The mechanisms of error detection
There seem to have been at least four of these, not all of which apply to memory.
Firstly the computer itself, excluding main memory was triply redundant and had some kind of 2-of-3 voting system. This does not have any impact on the reliability of the memory, because the main memory was not triply redundant. D-5869 talks at some length about this and gives figures for how much this improves reliability at a cost of 3.4 in component count (3 for each copy, 0.4 for the comparison circuitry): (3R - 2R2)N where R is the reliability of a module and N the number of modules in the computer.
Secondly there were clearly sanity checks for data: D-5869 talks about detection of stuck values from accelerometers &c. An earlier version of this answer assumed that this technique could be used for memory checks, as a single bit error is likely to give an answer which is obviously insane). I think this is unlikely to be the case in fact as the program was running from memory (ie there was no ROM in this machine, as there was in the AGC), and instructions & memory addresses don't have the kind of continuity conditions that data from physical systems have.
Thirdly there was parity in the memory system. Each 14-bit syllable had a parity bit, so a 28-bit word had two parity bits. This means that any single-bit error in a syllable can be detected, and more than half (14/27) two-bit word errors can be detected. No errors can be corrected: there is no ECC (I'm not sure if ECC techniques for memory were in use by then).
Fourthly the program, by assumption, ran in duplex mode, each word being duplicated across two (perhaps four with one syllable in each) memory modules.
How duplexing improves reliability
And now we can answer the question.
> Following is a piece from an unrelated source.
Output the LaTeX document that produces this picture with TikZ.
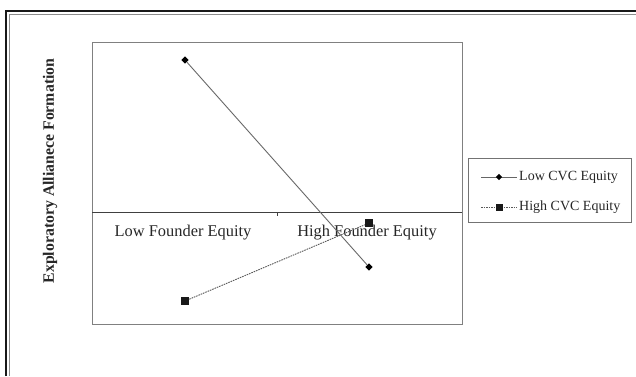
\documentclass[tikz,border=0pt]{standalone}
\usepackage{fontspec}
\setmainfont{Liberation Serif}
\usetikzlibrary{shapes.geometric}
\begin{document}
\begin{tikzpicture}[x=1pt,y=-1pt,
  dia/.style={diamond,fill=black,inner sep=0pt,minimum size=7.5pt},
  sq/.style={rectangle,fill=black!90,inner sep=0pt,minimum size=8pt},
  axlab/.style={font=\fontsize{16.4}{18}\selectfont,text=black!85,inner sep=0pt},
  leglab/.style={font=\fontsize{14}{16}\selectfont,text=black!85,inner sep=0pt,anchor=west},
  lowline/.style={draw=black!60,line width=0.9pt},
  highline/.style={draw=black!65,line width=0.9pt,dash pattern=on 1.6pt off 0.9pt}]
\useasboundingbox (0,0) rectangle (636,376);
% outer frame
\draw[line width=2.6pt,black!90] (6,376) -- (6,11) -- (636,11);
\draw[line width=0.9pt,black!45] (9.5,376) -- (9.5,14.5) -- (636,14.5);
% plot box
\draw[black!50,line width=0.9pt] (92,42) rectangle (462,324);
% axis
\draw[black!75,line width=0.9pt] (92,212) -- (462,212);
\draw[black!75,line width=0.8pt] (277,212) -- (277,216);
% axis labels
\node[axlab] (lfe) at (183,233) {Low Founder Equity};
\node[axlab] (hfe) at (367,233) {High Founder Equity};
% y label
\node[rotate=90,font=\bfseries\fontsize{15.8}{18}\selectfont,text=black!85,inner sep=0pt] (ylab) at (50,171) {Exploratory Allianece Formation};
% data
\node[dia] (l1) at (185,60) {};
\node[dia] (l2) at (369,267) {};
\node[sq] (h1) at (185,301) {};
\node[sq] (h2) at (369,223) {};
\draw[lowline] (l1) -- (l2);
\draw[highline] (h1) -- (h2);
% legend
\draw[black!55,line width=0.9pt] (468,158) rectangle (631,222);
\coordinate (a1) at (481,177);
\coordinate (b1) at (517,177);
\coordinate (a2) at (481,207);
\coordinate (b2) at (517,207);
\draw[lowline] (a1) -- (b1);
\draw[highline] (a2) -- (b2);
\node[dia,minimum size=6.5pt] (ld) at (499,177) {};
\node[sq,minimum size=7pt] (hd) at (499,207) {};
\node[leglab] (lt) at (519,177) {Low CVC Equity};
\node[leglab] (ht) at (519,207) {High CVC Equity};
\end{tikzpicture}
\end{document}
For simplicity I'm just going to think of it as if there is a single parity bit: in real life for duplexing at the word level we can do better than this.
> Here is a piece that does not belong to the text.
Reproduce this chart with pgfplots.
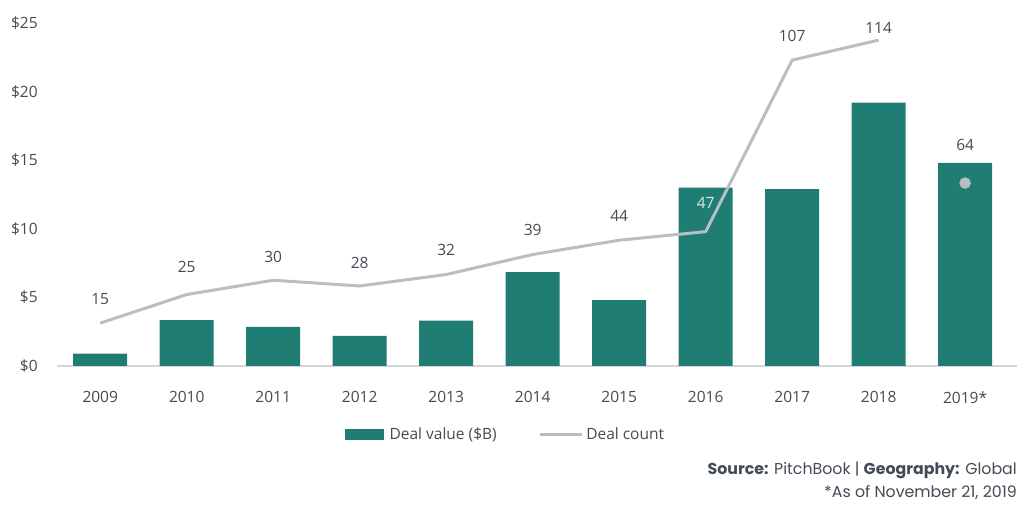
\documentclass[border=0pt]{standalone}
\usepackage{pgfplots}
\pgfplotsset{compat=1.18}
\usepackage{pgfplotstable}
\usepackage{fontspec}
\setmainfont{Open Sans}
\newfontfamily\notefont{Poppins}

\definecolor{dealgreen}{HTML}{1F7D73}
\definecolor{linegray}{HTML}{B8BEC5}
\definecolor{axisgray}{HTML}{D4D7DA}
\definecolor{labelgray}{HTML}{434B55}
\definecolor{lightlabel}{HTML}{DDE8E6}

% deal value in $B
\pgfplotstableread{
x value
0 0.9
1 3.35
2 2.85
3 2.2
4 3.3
5 6.85
6 4.8
7 13.0
8 12.9
9 19.2
10 14.8
}\valuetable

% deal count, ly = where its label sits
\pgfplotstableread{
x count ly
0 15 23.4
1 25 34.6
2 30 38.1
3 28 36.0
4 32 40.6
5 39 47.6
6 44 52.5
8 107 115.5
9 114 118.3
10 64 77.3
}\labeltable

\pgfplotstableread{
x count
0 15
1 25
2 30
3 28
4 32
5 39
6 44
7 47
8 107
9 114
}\counttable

\begin{document}
\fontsize{15.5}{18}\selectfont
\begin{tikzpicture}
\path[use as bounding box] (-57pt,-152pt) rectangle (965pt,366pt);

\begin{axis}[
    at={(0,0)}, anchor=south west,
    scale only axis, width=960pt, height=343pt,
    xmin=-0.5, xmax=10.6, ymin=0, ymax=25,
    axis x line*=bottom, axis y line*=left,
    x axis line style={draw=axisgray, line width=1.2pt, -},
    y axis line style={draw=none},
    tick style={draw=none},
    xtick={0,...,10},
    xticklabels={2009,2010,2011,2012,2013,2014,2015,2016,2017,2018,2019*},
    ytick={0,5,...,25},
    yticklabel={\$\pgfmathprintnumber{\tick}},
    /pgf/number format/assume math mode=true,
    ticklabel style={font=\fontsize{15.5}{18}\selectfont, text=labelgray},
    xticklabel style={yshift=-20pt},
    yticklabel style={xshift=-14pt},
    legend style={at={(0.467,-0.201)}, anchor=center, draw=none,
        font=\fontsize{15.5}{18}\selectfont, text=labelgray,
        /tikz/every even column/.append style={column sep=40pt}},
    legend columns=2,
    legend cell align=left,
]
\addplot[ybar, bar width=54pt, fill=dealgreen, draw=none,
    legend image code/.code={\path[draw=none, fill=none] (0pt,0pt) -- (43pt,0pt);
        \fill[dealgreen] (0pt,-5.5pt) rectangle (39pt,5.5pt);}]
    table[x=x, y=value]{\valuetable};
\addlegendentry{Deal value (\$B)}
\addlegendimage{legend image code/.code={\path[draw=none, fill=none] (0pt,0pt) -- (44pt,0pt);
    \draw[linegray, line width=3pt] (0pt,0pt) -- (42pt,0pt);}}
\addlegendentry{Deal count}
\end{axis}

\begin{axis}[
    at={(0,0)}, anchor=south west,
    scale only axis, width=960pt, height=343pt,
    xmin=-0.5, xmax=10.6, ymin=0, ymax=120,
    axis lines=none, clip=false,
]
\addplot[linegray, line width=3pt, line join=round, mark=none]
    table[x=x, y=count]{\counttable};
\addplot[only marks, mark=*, mark size=5.5pt, color=linegray]
    coordinates {(10,64)};
\addplot[draw=none, mark=none, nodes near coords, point meta=explicit symbolic,
    nodes near coords style={anchor=center, text=labelgray,
        font=\fontsize{15.5}{18}\selectfont}]
    table[x=x, y=ly, meta=count]{\labeltable};
\addplot[draw=none, mark=none, nodes near coords, point meta=explicit symbolic,
    nodes near coords style={anchor=center, text=lightlabel,
        font=\fontsize{15.5}{18}\selectfont}]
    coordinates {(7,57) [47]};
\end{axis}

\node[anchor=east, inner sep=0pt, text=labelgray, font=\notefont\fontsize{15.8}{18}\selectfont]
    at (960pt,-104pt) {\textbf{Source:} PitchBook | \textbf{Geography:} Global};
\node[anchor=east, inner sep=0pt, text=labelgray, font=\notefont\fontsize{15.8}{18}\selectfont]
    at (960pt,-127pt) {*As of November 21, 2019};
\end{tikzpicture}
\end{document}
I'll call the two halves of the memory L and R, and here is a table of the bad cases (as preformatted text, because Stack Exchange). The column headers are
- LE: error in L
- LP: parity detects error in L;
- RE: error in R;
- RP: parity detects error in R;
- EB: number of bits that must be flipped
- n means exactly n,
- n+ means n or more,
- n+? means n and some combinations of more than n
- result: the result
- OK means can carry on with a comment on which side should be used,
- panic means an error is detected but we can't carry on from here unless we know how to sanity-check the data somehow,
- bad means an undetected error.
LE LP RE RP EB result
N N N N 0 OK (either)
Y Y N N 1+? OK (use R)
Y N N N 2+ panic (R is right but we can’t know it is)
N N Y Y 1+? OK (use L)
Y Y Y Y 2+? panic (both sides in error)
Y N Y Y 3+ bad (undetected >= 2-bit error in L)
N N Y N 2+ panic (L is right, but we can’t know it is)
Y Y Y N 3+ bad (undetected >= 2-bit error in R)
Y N Y N 4+ if equal then bad (two identical undetected >= 2-bit errors)
if not equal then panic (we know there are errors
but not what they are)
- all single bit errors are recovered from;
- all errors with 2 bits are either recovered from or cause a panic;
- no error of less than 3 bits goes undetected.
whereas in simplex mode:
- all single bit errors cause a panic;
- some 2 bit errors go undetected.
So, in the presence of parity, duplexing does significantly improve reliability. I have not tried to do any computation of how likely the various possibilities are: I am sure NASA did this though!
A counterfactual possibility: ECC
One thing they could have done is to use ECC in the memory. This would have achieved the same reliability as duplexing. But:
- it does not protect against the wholesale physical failure of a module in the way duplexing does;
- it requires more complex logic I think;
- it may just not have been known about when this machine was being designed.